Abstract

Copper ion homeostasis in yeast is maintained, in part, through regulated expression of genes involved in copper ion uptake, Cu(I) sequestration and defense against reactive oxygen intermediates. Positive and negative copper ion regulation is observed, and both effects occur at the level of transcription. The mechanism of Cu(I) regulation is distinct for transcriptional activation versus transcriptional inhibition. Cu(I) activation of gene expression occurs through Cu-induced DNA binding by the transcription factors Ace1 in Saccharomyces cerevisiae and Amt1 in Candida glabrata. Cu(I) ion binding within a regulatory domain of each molecule stabilizes a specific tertiary fold capable of high affinity interaction with specific DNA promoter sequences. Cu(I)-activated transcription factors are modular proteins in which the DNA binding domain is distinct from the domain that mediates transcriptional activation through assembly of the preinitiation complex. Cu(I) triggering involves formation of a tetracopper thiolate cluster within a regulatory domain. Formation of the tetracopper cluster occurs in an all-or-nothing fashion.
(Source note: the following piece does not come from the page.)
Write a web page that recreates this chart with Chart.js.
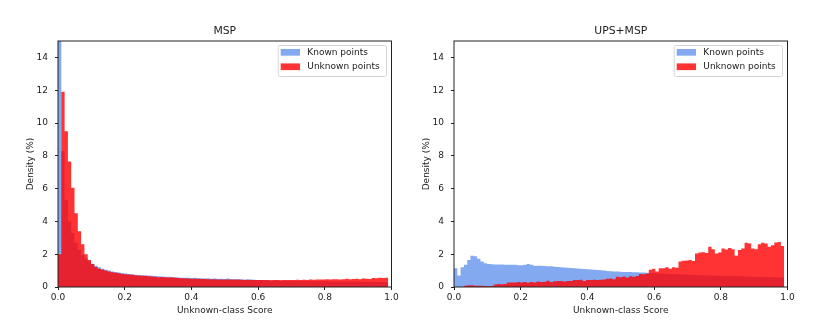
<!DOCTYPE html>
<html>
<head>
<meta charset="utf-8">
<script src="https://cdn.jsdelivr.net/npm/chart.js@4.4.1/dist/chart.umd.min.js"></script>
<style>
body { margin: 0; background: #fff; width: 831px; height: 324px; overflow: hidden; position: relative; }
canvas { position: absolute; top: 0; }
#mspChart { left: 0; }
#upsChart { left: 396px; }
</style>
</head>
<body>
<canvas id="mspChart" width="415" height="324"></canvas>
<canvas id="upsChart" width="415" height="324"></canvas>
<script>
// histogram bins: 100 bins over the score range
const binCount = 100;
const binMax = 0.99;
const seriesNames = ["Known points", "Unknown points"];
const xTicks = [0, 0.2, 0.4, 0.6, 0.8, 1.0];
const yTicks = [0, 2, 4, 6, 8, 10, 12, 14];

// density (%) per bin
const mspKnown = [
  30, 8.3, 5.3, 4.0, 3.3, 2.7, 2.25, 1.95, 1.75, 1.55,
  1.42, 1.3, 1.2, 1.12, 1.05, 1.0, 0.95, 0.92, 0.88, 0.85,
  0.82, 0.8, 0.77, 0.75, 0.73, 0.72, 0.7, 0.7, 0.68, 0.67,
  0.65, 0.64, 0.62, 0.62, 0.6, 0.6, 0.58, 0.57, 0.57, 0.56,
  0.55, 0.56, 0.54, 0.53, 0.52, 0.53, 0.51, 0.52, 0.5, 0.5,
  0.49, 0.52, 0.48, 0.49, 0.47, 0.47, 0.46, 0.45, 0.45, 0.44,
  0.43, 0.42, 0.42, 0.41, 0.41, 0.4, 0.4, 0.39, 0.39, 0.38,
  0.38, 0.38, 0.37, 0.37, 0.37, 0.36, 0.36, 0.36, 0.35, 0.35,
  0.35, 0.35, 0.34, 0.34, 0.34, 0.34, 0.33, 0.33, 0.33, 0.33,
  0.33, 0.32, 0.32, 0.32, 0.32, 0.32, 0.31, 0.31, 0.31, 0.31
];
const mspUnknown = [
  2.0, 11.9, 9.5, 7.65, 6.05, 4.5, 3.4, 2.6, 2.0, 1.65,
  1.4, 1.22, 1.12, 1.06, 1.0, 0.95, 0.9, 0.87, 0.84, 0.8,
  0.78, 0.76, 0.74, 0.72, 0.7, 0.68, 0.69, 0.66, 0.64, 0.63,
  0.6, 0.61, 0.59, 0.58, 0.59, 0.56, 0.55, 0.54, 0.54, 0.52,
  0.51, 0.5, 0.51, 0.49, 0.49, 0.48, 0.47, 0.48, 0.46, 0.46,
  0.46, 0.45, 0.45, 0.44, 0.45, 0.44, 0.43, 0.44, 0.43, 0.42,
  0.43, 0.42, 0.43, 0.42, 0.41, 0.43, 0.42, 0.41, 0.43, 0.42,
  0.43, 0.42, 0.44, 0.43, 0.44, 0.43, 0.45, 0.44, 0.46, 0.45,
  0.45, 0.47, 0.46, 0.48, 0.47, 0.46, 0.48, 0.5, 0.47, 0.49,
  0.5, 0.48, 0.52, 0.5, 0.49, 0.55, 0.54, 0.56, 0.55, 0.56
];
const upsKnown = [
  1.15, 0.7, 1.2, 1.35, 1.65, 1.9, 1.87, 1.72, 1.55, 1.45,
  1.4, 1.38, 1.37, 1.37, 1.37, 1.36, 1.36, 1.36, 1.35, 1.33,
  1.32, 1.36, 1.4, 1.35, 1.3, 1.3, 1.29, 1.28, 1.27, 1.26,
  1.24, 1.22, 1.2, 1.19, 1.17, 1.16, 1.14, 1.13, 1.12, 1.1,
  1.08, 1.07, 1.05, 1.03, 1.02, 1.0, 0.98, 0.96, 0.95, 0.94,
  0.93, 0.92, 0.92, 0.91, 0.9, 0.9, 0.89, 0.88, 0.87, 0.86,
  0.85, 0.84, 0.83, 0.82, 0.81, 0.8, 0.79, 0.78, 0.77, 0.76,
  0.76, 0.75, 0.74, 0.73, 0.72, 0.72, 0.71, 0.7, 0.7, 0.69,
  0.68, 0.68, 0.67, 0.67, 0.66, 0.66, 0.65, 0.65, 0.64, 0.64,
  0.63, 0.63, 0.62, 0.62, 0.61, 0.61, 0.6, 0.6, 0.59, 0.58
];
const upsUnknown = [
  0, 0, 0, 0.08, 0.1, 0.1, 0.08, 0.07, 0.08, 0.06,
  0.05, 0.06, 0.15, 0.18, 0.17, 0.18, 0.28, 0.27, 0.28, 0.3,
  0.27, 0.3, 0.26, 0.3, 0.28, 0.33, 0.3, 0.32, 0.38, 0.3,
  0.35, 0.37, 0.36, 0.33, 0.37, 0.36, 0.43, 0.42, 0.44, 0.36,
  0.42, 0.43, 0.44, 0.43, 0.44, 0.46, 0.5, 0.52, 0.48, 0.62,
  0.6, 0.64, 0.58, 0.66, 0.63, 0.67, 0.8, 0.78, 0.82, 1.05,
  1.12, 0.95, 1.15, 1.15, 1.2, 1.12, 1.2, 1.18, 1.55, 1.6,
  1.62, 1.65, 1.58, 2.05, 2.1, 2.12, 2.08, 2.45, 2.3, 2.05,
  2.1, 2.35, 2.28, 2.38, 2.3, 1.9, 2.25, 2.35, 2.7, 2.65,
  2.35, 2.3, 2.6, 2.7, 2.65, 2.45, 2.55, 2.72, 2.75, 2.5
];

const knownColor = "rgba(100, 149, 237, 0.8)";
const unknownColor = "rgba(255, 0, 0, 0.8)";
const font = '"DejaVu Sans", sans-serif';

Chart.defaults.font.family = font;
Chart.defaults.color = "#222";

// step points at bin left edges, plus the closing right edge
function histPoints(vals) {
  const w = binMax / binCount;
  const pts = vals.map((v, k) => ({ x: k * w, y: v }));
  pts.push({ x: vals.length * w, y: vals[vals.length - 1] });
  return pts;
}

// axes box, title and a matplotlib style legend
const decor = {
  id: "decor",
  afterDraw(chart, args, opts) {
    const ctx = chart.ctx;
    const a = chart.chartArea;
    ctx.save();

    ctx.strokeStyle = "#222";
    ctx.lineWidth = 1;
    ctx.strokeRect(a.left, a.top, a.right - a.left, a.bottom - a.top);

    ctx.fillStyle = "#222";
    ctx.font = "10.8px " + font;
    ctx.textAlign = "center";
    ctx.textBaseline = "middle";
    ctx.fillText(opts.title, (a.left + a.right) / 2, 31);

    ctx.font = "9px " + font;
    const sets = chart.data.datasets;
    const textW = Math.max(...sets.map(d => ctx.measureText(d.label).width));
    const w = 3 + 19.3 + 7.3 + textW + 6.4;
    const h = 31;
    const x0 = a.right - 5.5 - w;
    const y0 = a.top + 4;
    ctx.beginPath();
    ctx.roundRect(x0 + 0.5, y0 + 0.5, w, h, 2);
    ctx.fillStyle = "rgba(255,255,255,0.8)";
    ctx.fill();
    ctx.strokeStyle = "#d6d6d6";
    ctx.stroke();

    ctx.textAlign = "left";
    sets.forEach((d, i) => {
      const cy = y0 + 7.3 + i * 14.4;
      ctx.fillStyle = d.backgroundColor;
      ctx.fillRect(x0 + 3, cy - 3.3, 19.3, 6.7);
      ctx.fillStyle = "#222";
      ctx.fillText(d.label, x0 + 3 + 19.3 + 7.3, cy);
    });
    ctx.restore();
  }
};

function makeChart(id, title, known, unknown) {
  return new Chart(id, {
    type: "line",
    data: {
      datasets: [
        {
          label: seriesNames[0],
          data: histPoints(known),
          backgroundColor: knownColor,
          borderColor: "transparent",
          fill: "origin",
          stepped: "before",
          pointRadius: 0,
          order: 1
        },
        {
          label: seriesNames[1],
          data: histPoints(unknown),
          backgroundColor: unknownColor,
          borderColor: "transparent",
          fill: "origin",
          stepped: "before",
          pointRadius: 0,
          order: 0
        }
      ]
    },
    options: {
      responsive: false,
      animation: false,
      layout: { padding: { left: 25.6, right: 23.5, top: 41, bottom: 7.9 } },
      plugins: {
        legend: { display: false },
        tooltip: { enabled: false },
        decor: { title: title }
      },
      scales: {
        x: {
          type: "linear",
          min: 0,
          max: 1,
          afterBuildTicks: s => { s.ticks = xTicks.map(v => ({ value: v })); },
          afterFit: s => { s.height = 29.1; },
          ticks: {
            font: { size: 9 },
            padding: 2.3,
            maxRotation: 0,
            callback: v => v.toFixed(1)
          },
          grid: { drawOnChartArea: false, tickLength: 3, tickColor: "#222" },
          border: { display: false },
          title: {
            display: true,
            text: "Unknown-class Score",
            font: { size: 9 },
            padding: 0
          }
        },
        y: {
          min: 0,
          max: 15,
          afterBuildTicks: s => { s.ticks = yTicks.map(v => ({ value: v })); },
          afterFit: s => { s.width = 32.4; },
          ticks: { font: { size: 9 }, padding: 7 },
          grid: { drawOnChartArea: false, tickLength: 3, tickColor: "#222" },
          border: { display: false },
          title: {
            display: true,
            text: "Density (%)",
            font: { size: 9 },
            padding: 0
          }
        }
      }
    },
    plugins: [decor]
  });
}

makeChart("mspChart", "MSP", mspKnown, mspUnknown);
makeChart("upsChart", "UPS+MSP", upsKnown, upsUnknown);
</script>
</body>
</html>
Thus, the concentration of Cu-activated factor is proportional to the Cu(I) concentration, thereby directly coupling the intracellular Cu(I) concentration to transcriptional activation of a subset of genes. Cu-mediated inhibition of gene expression in S. cerevisiae occurs through copper regulation of the Mac1 transcription factor. Genes inhibited in their expression in Cu-treated cells encode proteins involved in Cu ion uptake across the plasma membrane. The activation domain of Mac1 is repressed in Cu-treated cells. The presence of duplicated cysteine-rich sequences within the activation domain is consistent with Cu(I) binding within this domain.